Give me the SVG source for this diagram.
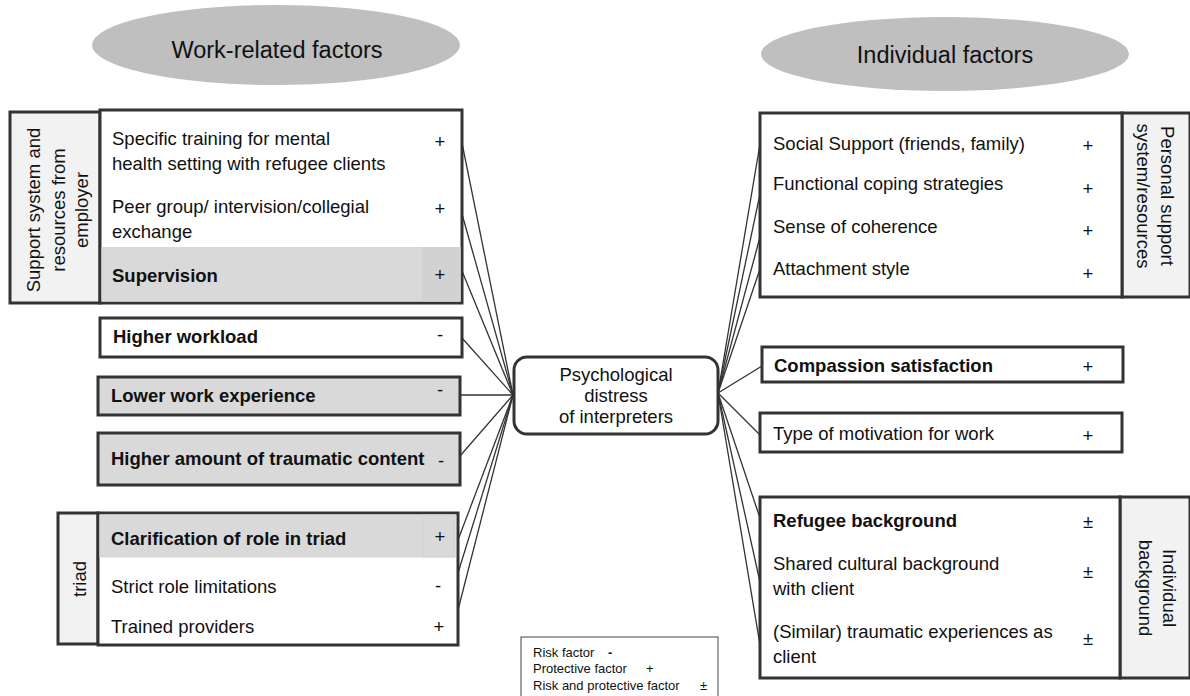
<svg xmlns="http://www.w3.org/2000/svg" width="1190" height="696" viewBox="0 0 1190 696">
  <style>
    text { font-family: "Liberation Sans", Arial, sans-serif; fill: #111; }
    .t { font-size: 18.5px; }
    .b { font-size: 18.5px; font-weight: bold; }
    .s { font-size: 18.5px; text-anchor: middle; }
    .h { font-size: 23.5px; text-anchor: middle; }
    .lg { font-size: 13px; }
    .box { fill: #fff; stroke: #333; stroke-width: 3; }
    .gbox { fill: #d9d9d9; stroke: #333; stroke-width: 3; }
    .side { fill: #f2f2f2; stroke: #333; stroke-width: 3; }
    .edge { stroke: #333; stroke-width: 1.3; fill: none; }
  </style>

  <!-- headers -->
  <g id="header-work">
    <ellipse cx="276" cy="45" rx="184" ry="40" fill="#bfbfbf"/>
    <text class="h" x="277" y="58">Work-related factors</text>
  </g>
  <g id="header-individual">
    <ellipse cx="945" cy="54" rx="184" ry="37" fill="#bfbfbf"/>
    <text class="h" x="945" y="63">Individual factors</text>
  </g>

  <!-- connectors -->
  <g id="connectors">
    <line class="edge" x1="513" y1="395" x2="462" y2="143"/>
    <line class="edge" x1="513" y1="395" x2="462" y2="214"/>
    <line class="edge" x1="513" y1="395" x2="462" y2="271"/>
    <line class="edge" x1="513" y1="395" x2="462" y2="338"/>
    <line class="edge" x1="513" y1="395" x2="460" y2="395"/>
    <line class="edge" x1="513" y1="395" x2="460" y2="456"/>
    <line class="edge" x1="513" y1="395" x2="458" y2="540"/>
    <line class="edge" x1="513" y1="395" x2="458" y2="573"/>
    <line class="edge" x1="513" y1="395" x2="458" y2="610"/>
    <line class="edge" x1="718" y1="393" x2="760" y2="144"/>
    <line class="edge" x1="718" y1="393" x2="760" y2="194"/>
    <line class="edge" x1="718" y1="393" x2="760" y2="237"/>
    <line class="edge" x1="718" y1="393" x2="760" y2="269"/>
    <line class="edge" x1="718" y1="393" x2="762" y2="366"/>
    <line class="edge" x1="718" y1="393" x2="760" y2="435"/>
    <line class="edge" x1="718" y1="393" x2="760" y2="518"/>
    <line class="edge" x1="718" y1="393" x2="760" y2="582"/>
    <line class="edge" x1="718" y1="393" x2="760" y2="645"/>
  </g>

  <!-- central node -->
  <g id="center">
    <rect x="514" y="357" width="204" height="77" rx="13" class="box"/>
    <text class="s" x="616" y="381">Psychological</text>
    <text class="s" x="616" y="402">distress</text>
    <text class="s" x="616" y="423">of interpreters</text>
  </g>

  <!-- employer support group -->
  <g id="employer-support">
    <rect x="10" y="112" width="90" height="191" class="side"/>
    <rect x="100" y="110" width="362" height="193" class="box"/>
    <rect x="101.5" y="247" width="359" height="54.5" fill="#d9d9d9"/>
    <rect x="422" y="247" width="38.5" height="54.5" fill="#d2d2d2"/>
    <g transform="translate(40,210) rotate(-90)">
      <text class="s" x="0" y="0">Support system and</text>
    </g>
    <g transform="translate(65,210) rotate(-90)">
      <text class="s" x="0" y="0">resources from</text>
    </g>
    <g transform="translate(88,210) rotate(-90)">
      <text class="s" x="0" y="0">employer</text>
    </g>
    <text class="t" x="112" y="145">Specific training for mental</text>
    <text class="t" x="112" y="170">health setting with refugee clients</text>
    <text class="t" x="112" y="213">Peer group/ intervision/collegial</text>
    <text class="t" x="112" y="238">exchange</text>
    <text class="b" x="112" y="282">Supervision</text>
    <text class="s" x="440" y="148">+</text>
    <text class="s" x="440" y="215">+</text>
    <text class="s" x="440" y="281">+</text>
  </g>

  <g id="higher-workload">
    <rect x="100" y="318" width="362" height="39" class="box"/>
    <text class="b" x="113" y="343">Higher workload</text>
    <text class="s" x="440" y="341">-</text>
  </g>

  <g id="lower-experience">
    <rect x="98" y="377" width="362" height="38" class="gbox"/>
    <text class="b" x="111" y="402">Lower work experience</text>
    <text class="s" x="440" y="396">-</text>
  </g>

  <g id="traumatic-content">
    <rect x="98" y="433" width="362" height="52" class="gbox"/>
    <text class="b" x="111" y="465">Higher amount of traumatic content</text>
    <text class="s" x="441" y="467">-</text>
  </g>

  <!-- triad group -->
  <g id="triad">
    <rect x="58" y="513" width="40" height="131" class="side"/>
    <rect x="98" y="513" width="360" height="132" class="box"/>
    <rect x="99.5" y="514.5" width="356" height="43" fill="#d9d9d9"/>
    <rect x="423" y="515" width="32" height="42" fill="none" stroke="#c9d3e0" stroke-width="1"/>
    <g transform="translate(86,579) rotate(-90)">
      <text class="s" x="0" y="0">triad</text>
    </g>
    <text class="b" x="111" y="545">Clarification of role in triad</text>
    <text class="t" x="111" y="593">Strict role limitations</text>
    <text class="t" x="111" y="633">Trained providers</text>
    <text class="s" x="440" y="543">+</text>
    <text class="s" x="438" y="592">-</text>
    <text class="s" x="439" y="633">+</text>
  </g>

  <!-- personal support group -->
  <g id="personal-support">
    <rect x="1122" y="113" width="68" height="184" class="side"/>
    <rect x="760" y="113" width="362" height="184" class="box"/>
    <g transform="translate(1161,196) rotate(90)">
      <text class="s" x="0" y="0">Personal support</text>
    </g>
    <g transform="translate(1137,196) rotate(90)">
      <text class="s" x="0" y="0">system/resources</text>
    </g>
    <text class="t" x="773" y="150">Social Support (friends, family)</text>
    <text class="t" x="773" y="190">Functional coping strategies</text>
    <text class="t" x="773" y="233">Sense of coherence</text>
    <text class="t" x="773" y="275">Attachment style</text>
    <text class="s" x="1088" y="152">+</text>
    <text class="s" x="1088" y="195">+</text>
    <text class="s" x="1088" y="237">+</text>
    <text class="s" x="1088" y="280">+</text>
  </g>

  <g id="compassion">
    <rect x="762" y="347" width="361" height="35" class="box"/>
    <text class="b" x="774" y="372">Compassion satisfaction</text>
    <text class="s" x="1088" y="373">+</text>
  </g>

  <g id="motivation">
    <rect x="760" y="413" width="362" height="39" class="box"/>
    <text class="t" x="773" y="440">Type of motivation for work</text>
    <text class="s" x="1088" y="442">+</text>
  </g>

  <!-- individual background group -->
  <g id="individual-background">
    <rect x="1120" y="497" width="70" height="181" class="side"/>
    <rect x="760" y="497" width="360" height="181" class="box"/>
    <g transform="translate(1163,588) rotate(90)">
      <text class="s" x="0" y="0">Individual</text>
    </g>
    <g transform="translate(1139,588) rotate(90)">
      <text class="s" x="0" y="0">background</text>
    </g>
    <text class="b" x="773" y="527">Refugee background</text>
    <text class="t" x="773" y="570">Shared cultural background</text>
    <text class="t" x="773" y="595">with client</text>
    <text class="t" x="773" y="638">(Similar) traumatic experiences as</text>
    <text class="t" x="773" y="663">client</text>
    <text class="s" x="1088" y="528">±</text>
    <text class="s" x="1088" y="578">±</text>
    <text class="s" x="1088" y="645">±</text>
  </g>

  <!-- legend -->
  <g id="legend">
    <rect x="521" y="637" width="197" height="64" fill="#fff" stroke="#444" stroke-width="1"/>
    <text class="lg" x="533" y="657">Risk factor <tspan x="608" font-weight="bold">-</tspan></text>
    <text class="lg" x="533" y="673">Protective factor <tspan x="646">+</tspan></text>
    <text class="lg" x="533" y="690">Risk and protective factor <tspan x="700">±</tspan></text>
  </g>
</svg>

□ □ □ □ □ □ □

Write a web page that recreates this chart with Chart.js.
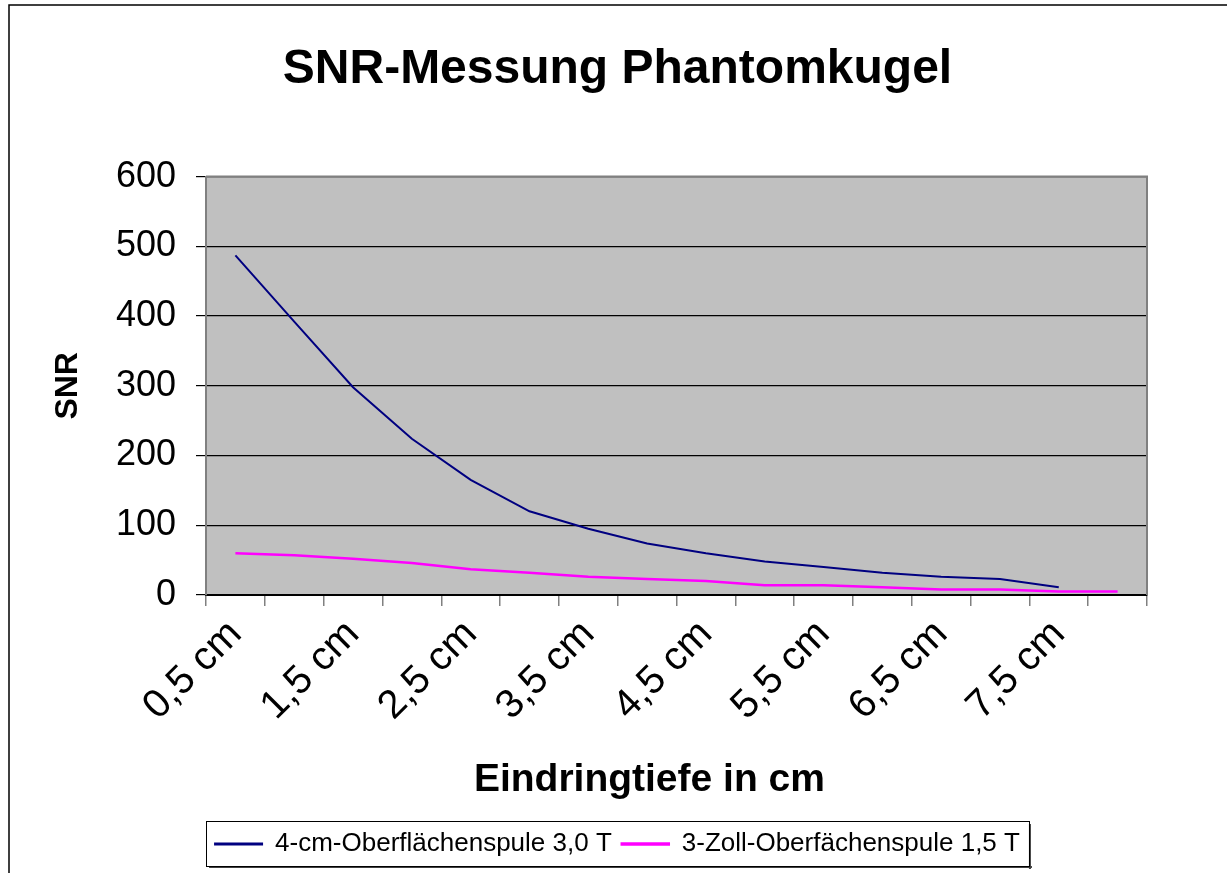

□ □ □ □ □ □ □

▸ EXERCISE DIRECTIONS:
Go through the data and count each line that has the word "this", then give the total alone.

▸ RESPONSE TO THE EXERCISE:
2